§ **What needs to be done**
Retype the opening lines of the listing below, ending with the line that contains "1015, 1028, 1040];", and leave out any pictures.

### Given information

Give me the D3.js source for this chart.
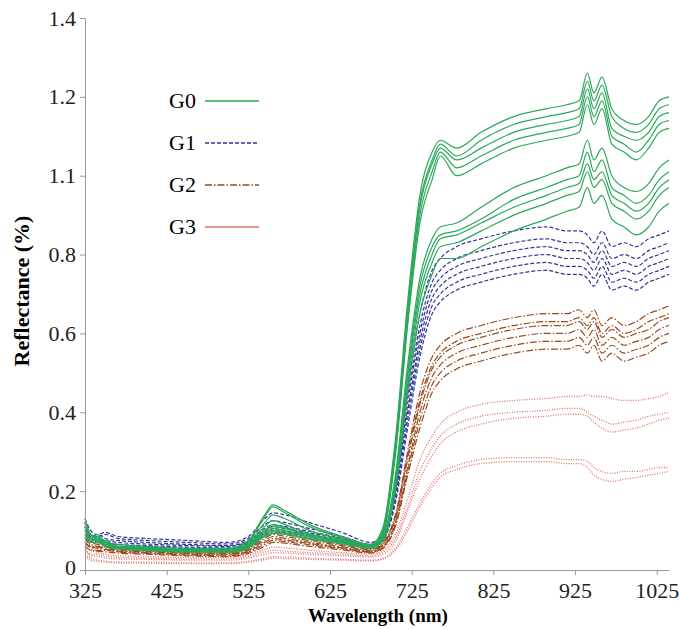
<!DOCTYPE html>
<html lang="en">
  <head>
    <meta charset="UTF-8" />
    <title>Reflectance</title>
    <style>
      body { margin: 0; background: #fff; }
    </style>
  </head>
  <body>
    <svg id="svg" width="679" height="629"></svg>

    <script src="https://cdn.jsdelivr.net/npm/d3@7"></script>
    <script>
      // wavelengths (nm) shared by every curve
      const wavelengths = [325, 332, 340, 350, 365, 400, 450, 500, 525, 545, 555, 570, 600, 640, 675, 690, 705, 720, 735, 750, 760, 780, 810, 850, 890, 915, 930, 940, 948, 958, 970, 985, 1000, 1015, 1028, 1040];

      const groups = ["G0", "G1", "G2", "G3"];
      const yTicks = [0, 0.2, 0.4, 0.6, 0.8, 1.0, 1.2, 1.4];
      const yTickLabels = ["0", "0.2", "0.4", "0.6", "0.8", "1.1", "1.2", "1.4"];
      const xTicks = [325, 425, 525, 625, 725, 825, 925, 1025];

      const g0 = [
        [0.12,0.08,0.09,0.07,0.065,0.06,0.055,0.055,0.075,0.14,0.165,0.15,0.115,0.085,0.065,0.11,0.33,0.68,0.95,1.06,1.09,1.07,1.11,1.15,1.17,1.18,1.19,1.26,1.21,1.25,1.17,1.14,1.13,1.15,1.19,1.20],
        [0.10,0.09,0.08,0.075,0.06,0.058,0.052,0.053,0.072,0.135,0.16,0.145,0.11,0.082,0.063,0.105,0.32,0.66,0.93,1.04,1.08,1.05,1.09,1.13,1.15,1.16,1.17,1.24,1.19,1.23,1.15,1.12,1.11,1.13,1.17,1.18],
        [0.11,0.07,0.085,0.07,0.06,0.056,0.05,0.05,0.068,0.12,0.14,0.13,0.10,0.078,0.06,0.10,0.31,0.65,0.92,1.03,1.07,1.04,1.07,1.11,1.13,1.14,1.15,1.22,1.17,1.21,1.12,1.10,1.09,1.11,1.15,1.16],
        [0.09,0.08,0.075,0.065,0.058,0.054,0.05,0.05,0.065,0.11,0.125,0.115,0.092,0.074,0.058,0.095,0.30,0.63,0.90,1.01,1.06,1.02,1.05,1.09,1.11,1.12,1.13,1.20,1.15,1.19,1.10,1.08,1.06,1.09,1.13,1.14],
        [0.10,0.075,0.08,0.06,0.055,0.052,0.048,0.048,0.062,0.10,0.115,0.108,0.088,0.07,0.056,0.09,0.29,0.62,0.88,0.99,1.05,1.00,1.03,1.07,1.09,1.10,1.11,1.18,1.13,1.17,1.08,1.06,1.04,1.07,1.11,1.12],
        [0.13,0.09,0.08,0.07,0.06,0.055,0.05,0.05,0.065,0.10,0.11,0.105,0.09,0.075,0.06,0.085,0.24,0.52,0.74,0.84,0.87,0.88,0.92,0.97,1.00,1.02,1.03,1.09,1.04,1.07,1.00,0.97,0.96,0.98,1.02,1.04],
        [0.11,0.08,0.085,0.065,0.058,0.053,0.048,0.048,0.062,0.095,0.105,0.10,0.086,0.072,0.058,0.082,0.23,0.50,0.72,0.82,0.85,0.86,0.89,0.94,0.97,0.99,1.00,1.06,1.01,1.04,0.97,0.95,0.93,0.95,0.99,1.01],
        [0.12,0.07,0.08,0.065,0.056,0.052,0.047,0.047,0.06,0.092,0.10,0.097,0.083,0.07,0.057,0.08,0.22,0.49,0.70,0.80,0.84,0.85,0.88,0.92,0.95,0.97,0.98,1.03,0.99,1.01,0.95,0.93,0.91,0.93,0.97,0.99],
        [0.10,0.08,0.075,0.06,0.055,0.05,0.046,0.046,0.058,0.088,0.097,0.093,0.08,0.068,0.056,0.078,0.21,0.47,0.68,0.78,0.82,0.83,0.86,0.90,0.93,0.95,0.96,1.01,0.97,0.99,0.93,0.91,0.89,0.91,0.95,0.97],
        [0.09,0.07,0.07,0.06,0.054,0.05,0.045,0.045,0.056,0.085,0.093,0.09,0.078,0.066,0.055,0.075,0.20,0.45,0.65,0.75,0.79,0.79,0.82,0.86,0.89,0.91,0.92,0.97,0.93,0.95,0.89,0.87,0.85,0.87,0.91,0.93]
      ];

      const g1 = [
        [0.13,0.10,0.09,0.095,0.085,0.08,0.075,0.07,0.085,0.13,0.145,0.14,0.12,0.095,0.07,0.09,0.22,0.46,0.65,0.76,0.79,0.82,0.84,0.86,0.87,0.86,0.86,0.85,0.83,0.86,0.82,0.83,0.82,0.84,0.85,0.86],
        [0.11,0.09,0.085,0.09,0.08,0.075,0.07,0.066,0.08,0.115,0.125,0.12,0.105,0.085,0.065,0.085,0.21,0.44,0.62,0.73,0.76,0.79,0.81,0.83,0.84,0.83,0.83,0.82,0.80,0.83,0.79,0.80,0.79,0.81,0.82,0.83],
        [0.12,0.085,0.09,0.08,0.075,0.07,0.065,0.062,0.075,0.105,0.115,0.11,0.098,0.08,0.062,0.082,0.20,0.42,0.60,0.71,0.74,0.77,0.79,0.81,0.82,0.81,0.81,0.80,0.78,0.81,0.77,0.78,0.77,0.79,0.80,0.81],
        [0.10,0.09,0.08,0.075,0.07,0.066,0.062,0.06,0.072,0.10,0.11,0.105,0.094,0.078,0.06,0.08,0.19,0.40,0.58,0.69,0.72,0.75,0.77,0.79,0.80,0.79,0.79,0.78,0.76,0.79,0.75,0.76,0.75,0.77,0.78,0.79],
        [0.11,0.08,0.075,0.07,0.065,0.062,0.058,0.056,0.068,0.095,0.105,0.10,0.09,0.075,0.058,0.078,0.18,0.38,0.56,0.67,0.70,0.73,0.75,0.77,0.78,0.77,0.77,0.76,0.74,0.77,0.73,0.74,0.73,0.75,0.76,0.77],
        [0.09,0.08,0.07,0.065,0.06,0.058,0.055,0.053,0.065,0.09,0.10,0.095,0.086,0.072,0.056,0.075,0.17,0.36,0.54,0.65,0.68,0.71,0.73,0.75,0.76,0.75,0.75,0.74,0.72,0.75,0.71,0.72,0.71,0.73,0.74,0.75]
      ];

      const g2 = [
        [0.09,0.07,0.065,0.06,0.055,0.05,0.046,0.044,0.055,0.085,0.095,0.09,0.078,0.065,0.052,0.07,0.14,0.30,0.45,0.54,0.57,0.60,0.62,0.64,0.65,0.65,0.66,0.64,0.66,0.62,0.64,0.62,0.63,0.65,0.66,0.67],
        [0.08,0.065,0.06,0.058,0.052,0.048,0.044,0.042,0.052,0.08,0.09,0.085,0.074,0.062,0.05,0.067,0.135,0.29,0.43,0.52,0.55,0.58,0.60,0.62,0.63,0.63,0.64,0.62,0.64,0.60,0.62,0.60,0.61,0.63,0.64,0.65],
        [0.07,0.06,0.058,0.055,0.05,0.046,0.042,0.04,0.05,0.075,0.085,0.08,0.07,0.059,0.048,0.064,0.13,0.28,0.42,0.51,0.54,0.57,0.59,0.61,0.62,0.62,0.63,0.61,0.63,0.59,0.61,0.59,0.60,0.61,0.63,0.64],
        [0.085,0.06,0.055,0.052,0.048,0.044,0.04,0.038,0.047,0.07,0.08,0.076,0.067,0.056,0.046,0.06,0.12,0.26,0.40,0.49,0.52,0.55,0.57,0.59,0.60,0.60,0.61,0.59,0.61,0.57,0.59,0.57,0.58,0.59,0.61,0.62],
        [0.07,0.055,0.05,0.05,0.046,0.042,0.038,0.036,0.045,0.065,0.075,0.072,0.064,0.054,0.045,0.058,0.115,0.25,0.38,0.47,0.50,0.53,0.55,0.57,0.58,0.58,0.59,0.57,0.59,0.55,0.57,0.55,0.56,0.57,0.59,0.60],
        [0.06,0.05,0.048,0.046,0.043,0.04,0.036,0.034,0.042,0.06,0.07,0.068,0.06,0.051,0.043,0.055,0.11,0.24,0.36,0.45,0.48,0.51,0.53,0.55,0.56,0.56,0.57,0.55,0.57,0.53,0.55,0.53,0.54,0.55,0.57,0.58]
      ];

      const g3 = [
        [0.07,0.05,0.045,0.04,0.036,0.034,0.032,0.032,0.038,0.052,0.058,0.056,0.05,0.044,0.04,0.05,0.09,0.18,0.28,0.34,0.37,0.40,0.42,0.43,0.435,0.44,0.44,0.445,0.44,0.44,0.435,0.43,0.43,0.435,0.44,0.45],
        [0.05,0.04,0.04,0.035,0.032,0.03,0.028,0.028,0.034,0.046,0.05,0.048,0.044,0.04,0.036,0.045,0.08,0.16,0.25,0.31,0.34,0.37,0.39,0.40,0.405,0.41,0.41,0.40,0.39,0.38,0.37,0.375,0.38,0.39,0.395,0.40],
        [0.06,0.035,0.035,0.03,0.028,0.027,0.025,0.025,0.03,0.04,0.044,0.043,0.04,0.036,0.033,0.04,0.072,0.15,0.23,0.29,0.32,0.35,0.37,0.385,0.39,0.395,0.395,0.39,0.375,0.36,0.35,0.355,0.36,0.37,0.38,0.385],
        [0.04,0.03,0.025,0.022,0.02,0.02,0.018,0.018,0.022,0.03,0.034,0.033,0.03,0.027,0.025,0.03,0.055,0.11,0.17,0.22,0.245,0.265,0.28,0.285,0.285,0.28,0.28,0.275,0.26,0.25,0.245,0.25,0.25,0.255,0.26,0.26],
        [0.035,0.025,0.022,0.02,0.018,0.017,0.016,0.016,0.02,0.026,0.03,0.029,0.027,0.025,0.023,0.028,0.05,0.10,0.16,0.21,0.235,0.255,0.27,0.275,0.275,0.27,0.27,0.26,0.24,0.23,0.225,0.23,0.235,0.24,0.245,0.25]
      ];

      const seriesByGroup = [g0, g1, g2, g3];
      const colors = ["#2aa85a", "#33349a", "#9a4a1c", "#e0706a"];
      const dashes = [null, "4,2", "7,2,1.5,2", "1,1.5"];
      const SERIF = "'Liberation Serif', 'DejaVu Serif', serif";

      const svg = d3.select("#svg");
      const x = d3.scaleLinear().domain([325, 1040]).range([85, 669]);
      const y = d3.scaleLinear().domain([0, 1.4]).range([570, 18]);

      const line = d3
        .line()
        .x((d, i) => x(wavelengths[i]))
        .y((d) => y(d))
        .curve(d3.curveMonotoneX);

      // red group first so green ends up on top
      [3, 2, 1, 0].forEach((gi) => {
        svg
          .append("g")
          .selectAll("path")
          .data(seriesByGroup[gi])
          .enter()
          .append("path")
          .attr("d", line)
          .attr("fill", "none")
          .attr("stroke", colors[gi])
          .attr("stroke-width", gi === 3 ? 1.3 : 1.2)
          .attr("stroke-dasharray", dashes[gi]);
      });

      const xAxis = svg
        .append("g")
        .attr("transform", "translate(0,570)")
        .call(
          d3
            .axisBottom(x)
            .tickValues(xTicks)
            .tickFormat(d3.format("d"))
            .tickSize(5)
            .tickSizeOuter(0)
            .tickPadding(7)
        );

      const yAxis = svg
        .append("g")
        .attr("transform", "translate(85,0)")
        .call(
          d3
            .axisLeft(y)
            .tickValues(yTicks)
            .tickFormat((d, i) => yTickLabels[i])
            .tickSize(5)
            .tickSizeOuter(0)
            .tickPadding(4)
        );

      [xAxis, yAxis].forEach((ax) => {
        ax.attr("font-family", SERIF).attr("font-size", 22);
        ax.selectAll("path, line").attr("stroke", "#999");
        ax.selectAll("text").attr("fill", "#222");
      });
      // nudge the bottom-left "0" up a little so it clears "325"
      yAxis.selectAll(".tick text").filter((d) => d === 0).attr("dy", "0.2em");

      svg
        .append("text")
        .attr("x", 378)
        .attr("y", 622)
        .attr("text-anchor", "middle")
        .attr("font-family", SERIF)
        .attr("font-weight", "bold")
        .attr("font-size", 19)
        .text("Wavelength (nm)");

      svg
        .append("text")
        .attr("transform", "translate(29,291) rotate(-90)")
        .attr("text-anchor", "middle")
        .attr("font-family", SERIF)
        .attr("font-weight", "bold")
        .attr("font-size", 22)
        .text("Reflectance (%)");

      // legend
      const legend = svg.append("g");
      groups.forEach((name, i) => {
        const ly = 101 + i * 42;
        legend
          .append("text")
          .attr("x", 169)
          .attr("y", ly + 7)
          .attr("font-family", SERIF)
          .attr("font-size", 22)
          .text(name);
        legend
          .append("line")
          .attr("x1", 205)
          .attr("x2", 259)
          .attr("y1", ly)
          .attr("y2", ly)
          .attr("stroke", colors[i])
          .attr("stroke-width", 1.3)
          .attr("stroke-dasharray", i === 3 ? null : dashes[i]);
      });
    </script>
  </body>
</html>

######

§ **Solution**
Give me the D3.js source for this chart.
<!DOCTYPE html>
<html lang="en">
  <head>
    <meta charset="UTF-8" />
    <title>Reflectance</title>
    <style>
      body { margin: 0; background: #fff; }
    </style>
  </head>
  <body>
    <svg id="svg" width="679" height="629"></svg>

    <script src="https://cdn.jsdelivr.net/npm/d3@7"></script>
    <script>
      // wavelengths (nm) shared by every curve
      const wavelengths = [325, 332, 340, 350, 365, 400, 450, 500, 525, 545, 555, 570, 600, 640, 675, 690, 705, 720, 735, 750, 760, 780, 810, 850, 890, 915, 930, 940, 948, 958, 970, 985, 1000, 1015, 1028, 1040];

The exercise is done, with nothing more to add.